Async datastore API calls can participate in transactions just like synchronous calls. Here's a function that adjusts the salary of an Employee and writes an additional SalaryAdjustment entity in the same entity group as the Employee, all within a single transaction.

def adjust_salary(employee_key, raise_ammount):
   def runner():
        # Async call to lookup the Employee entity
        employee_entity_future = db.get_async(employee_key)

        # Create and put a SalaryAdjustment entity in parallel with the lookup
        adjustment_entity = SalaryAdjustment(parent=employeeKey)
        adjustment_entity.adjustment = raise_amount
        db.put_async(adjustmentEntity)

        # Fetch the result of our lookup to make the salary adjustment
        employee_entity = employee_entity_future.get_result()
        employee_entity.salary += raise_amount

        # Re-put the Employee entity with the adjusted salary.
        db.put_async(employee_entity)
    db.run_in_transaction(runner)

This sample illustrates an important difference between async calls with no transactions and async calls within transactions. When you are not using a transaction, the only way to ensure that an individual async call has completed is to fetch the result of the async object using a transaction. Committing that transaction blocks on the result of all async calls made within a transaction.

So, in our example above, even though our async call to insert the SalaryAdjustment entity may still be outstanding when runner() finishes, the commit will not happen until the insert completes.

Async Queries

We do not currently expose an explicitly async API for queries. However, when you invoke Query.run(), the query immediately returns and asynchronously prefetches results. This allows your application to perform work in parallel while query results are fetched.

# ...

q1 = Salesperson.all().filter('date_of_hire <', one_month_ago)

# Returns instantly, query is executing in the background.
recent_hires = q1.run()

q2 = Customer.all().filter('last_contact >', one_year_ago)

# Also returns instantly, query is executing in the background.
needs_followup = q2.run()

schedule_phone_call(recent_hires, needs_followUp)

Unfortunately, Query.fetch() does not have the same behavior.

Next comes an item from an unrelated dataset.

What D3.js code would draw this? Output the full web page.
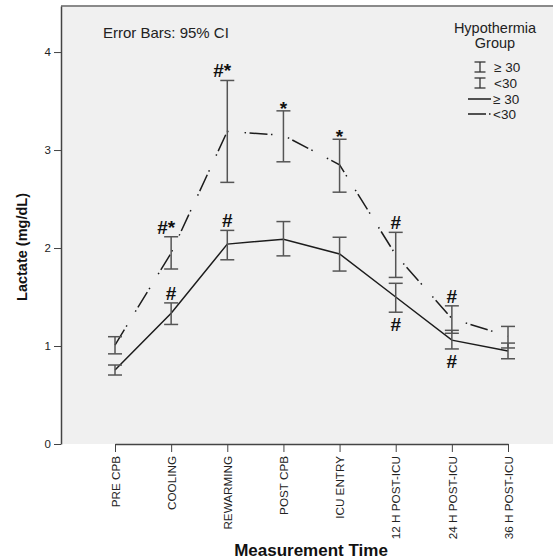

When To Use Async Datastore Calls

When you call a synchronous google.ext.db method, such as db.get(), your code blocks until the call to the datastore completes. If the only thing your application needs to do is render the result of the get() in HTML, blocking until the call is complete is a perfectly reasonable thing to do. However, if your application needs the result of the get() plus the result of a Query to render the response—and if the get() and the Query don't have any data dependencies—then waiting until the get() completes to initiate the Query is a waste of time. Here is an example of some code that can be improved by using the async API:

# Read employee data from the Datastore
employee = Employee.get_by_key_name('Max')  # Blocking for no good reason!

# Fetch payment history
query = PaymentHistory.all().ancestor(employee.key())
history = query.fetch(10)
render_html(employee, history)

Instead of waiting for the get() to complete, use db.get_async() to execute the call asynchronously:

employee_key = db.Key.from_path(Employee.kind(), 'Max')

# Read employee data from the Datastore
employee_future = db.get_async(employee_key)  # Returns immediately!

# Fetch payment history
query = PaymentHistory.all().ancestor(employee_key)

# Implicitly performs query asynchronously
history_itr = query.run(config=datastore_query.QueryOptions(limit=10))
employee = employee_future.get_result()
render_html(employee, history_itr)

The synchronous and asynchronous versions of this code use similar amounts of CPU (after all, they both perform the same amount of work), but since the asynchronous version allows the two datastore operations to execute in parallel, the asynchronous version has lower latency. In general, if you need to perform multiple datastore operations that don't have any data dependencies, the asynchronous API can significantly improve latency.